Time Magazine and the "New Calvinism"

Time magazine has listed its "Top 10 Ideas Changing the World Right Now". Who would have ever thought that making the list, at number 3 no less, was the "New Calvinism!" The entire list is as follows:
1. Jobs are the New Assets
2. Recycling the Suburbs
3. The New Calvinism
4. Reinstating the Interstate
5. Amortality
6. Africa, Business Destination
7. The Rent-A-Country
8. Biobanks
9. Survival Stores
10. Ecological Intelligence
Those included in the category of new Calvinists will come as no surprise to many: John Piper, Mark Driscoll and Albert Mohler. Other things noted are the ESV Study Bible and the Reformed blog Between Two Worlds. While Calvinism is certainly enjoying a resurgence (especially in the United States), I'm not sure what they are using to determine it's changing the world. The article concludes "Calvin's 500th birthday will be this July.
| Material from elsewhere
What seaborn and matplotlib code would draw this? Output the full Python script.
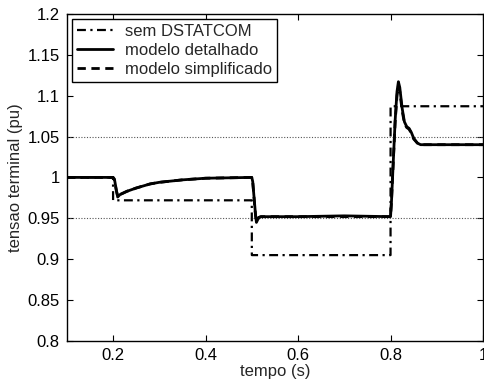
import numpy as np
import pandas as pd
import matplotlib
matplotlib.use("Agg")
import matplotlib.pyplot as plt
import seaborn as sns

# time points (s) and terminal voltage (pu)
t_sem = [0.1, 0.2, 0.2001, 0.5, 0.5001, 0.8, 0.8001, 1.0]
v_sem = [1.0, 1.0, 0.972, 0.972, 0.905, 0.905, 1.087, 1.087]

t_det = [0.1, 0.2, 0.203, 0.207, 0.21, 0.215, 0.23, 0.25, 0.28, 0.3, 0.35, 0.4, 0.5,
         0.502, 0.505, 0.508, 0.51, 0.515, 0.52, 0.6, 0.7, 0.8, 0.802, 0.806, 0.81,
         0.814, 0.817, 0.82, 0.825, 0.83, 0.835, 0.84, 0.845, 0.85, 0.858, 0.865, 0.9, 1.0]
v_det = [1.0, 1.0, 0.998, 0.985, 0.976, 0.979, 0.983, 0.987, 0.992, 0.994, 0.997, 0.999, 1.0,
         0.995, 0.975, 0.955, 0.945, 0.951, 0.952, 0.952, 0.953, 0.952, 0.97, 1.02, 1.07,
         1.105, 1.117, 1.11, 1.085, 1.068, 1.062, 1.06, 1.055, 1.048, 1.042, 1.04, 1.04, 1.04]

t_simp = [0.1, 0.2, 0.203, 0.207, 0.21, 0.215, 0.23, 0.25, 0.28, 0.3, 0.35, 0.4, 0.5,
          0.502, 0.505, 0.508, 0.51, 0.515, 0.52, 0.6, 0.7, 0.8, 0.802, 0.806, 0.81,
          0.814, 0.817, 0.82, 0.825, 0.83, 0.835, 0.84, 0.845, 0.85, 0.858, 0.865, 0.9, 1.0]
v_simp = [1.0, 1.0, 0.997, 0.984, 0.977, 0.979, 0.983, 0.987, 0.992, 0.994, 0.997, 0.999, 1.0,
          0.995, 0.974, 0.954, 0.946, 0.951, 0.952, 0.952, 0.952, 0.952, 0.97, 1.02, 1.068,
          1.1, 1.112, 1.105, 1.082, 1.066, 1.061, 1.059, 1.054, 1.047, 1.042, 1.04, 1.04, 1.04]

ref_levels = [0.95, 1.05]
labels = ["sem DSTATCOM", "modelo detalhado", "modelo simplificado"]

sns.set_style("white")
plt.rcParams["font.family"] = ["Liberation Sans", "DejaVu Sans"]

fig = plt.figure(figsize=(4.84, 3.84), dpi=100)
ax = fig.add_axes([0.138, 0.112, 0.860, 0.852])

for lv in ref_levels:
    ax.axhline(lv, color="#555555", linestyle=(0, (1, 1.5)), linewidth=0.8, zorder=1)

sns.lineplot(x=t_sem, y=v_sem, ax=ax, color="black", linewidth=1.6,
             label=labels[0], estimator=None, sort=False)
ax.lines[-1].set_linestyle((0, (4, 2, 1, 2)))
sns.lineplot(x=t_det, y=v_det, ax=ax, color="black", linewidth=2.0,
             label=labels[1], estimator=None, sort=False)
sns.lineplot(x=t_simp, y=v_simp, ax=ax, color="black", linewidth=2.0,
             label=labels[2], estimator=None, sort=False)
ax.lines[-1].set_linestyle((0, (3, 2)))

ax.set_xlim(0.1, 1.0)
ax.set_ylim(0.8, 1.2)
ax.set_xticks([0.2, 0.4, 0.6, 0.8, 1.0])
ax.set_xticklabels(["0.2", "0.4", "0.6", "0.8", "1"])
ax.set_yticks([0.8, 0.85, 0.9, 0.95, 1.0, 1.05, 1.1, 1.15, 1.2])
ax.set_yticklabels(["0.8", "0.85", "0.9", "0.95", "1", "1.05", "1.1", "1.15", "1.2"])
ax.tick_params(direction="in", length=4, width=0.8, top=True, right=True,
               bottom=True, left=True, labelsize=12, colors="black", pad=5)
for s in ax.spines.values():
    s.set_color("black")
    s.set_linewidth(1.0)
ax.set_xlabel("tempo (s)", fontsize=12, labelpad=1)
ax.set_ylabel("tensao terminal (pu)", fontsize=12, labelpad=3)

leg = ax.legend(loc="upper left", fontsize=12, frameon=True, fancybox=False,
                edgecolor="black", framealpha=1, borderaxespad=0.3,
                handlelength=2.2, labelspacing=0.25, borderpad=0.3, handletextpad=0.7)
leg.get_frame().set_linewidth(1.0)

fig.savefig("out.png", dpi=100)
It will be interesting to see whether Calvin's latest legacy will be classic Protestant backbiting or whether, during these hard times, more Christians searching for security will submit their wills to the austerely demanding God of their country's infancy." The description of Calvin's God as "austerely demanding" is common among those who are more interested in propagating long-discredited notions rather than read for themselves Calvin's works and find a God much more compassionate and glorious than most would recognize as coming from his pen. Just this past week I read, "Yet whatever earthly miseries and calamities await those whom God has embraced in his love, these cannot hinder his benevolence from being their full happiness." (Institutes III.2. 28) Quotes like this could be multiplied into the hundreds and then we could move to his sermons not to mention his letters. But, like I said, far too many who scorn Calvin have seldom read him. The loss is theirs. May God indeed change the world through the gospel which Calvin preached with a sincere heart.

1 comment:

inchristus said...

That God's will is "austerely demanding" would be a burden if God's love were not so large. Precisely what is so distasteful about submitting to the uncompromising will of One who has only my best interests in mind? If someone is going to be rigid in their demands on my life, I pray they would love me beyond measure, just as God in Christ has done through the cross. And so, lean hard on my, O' God!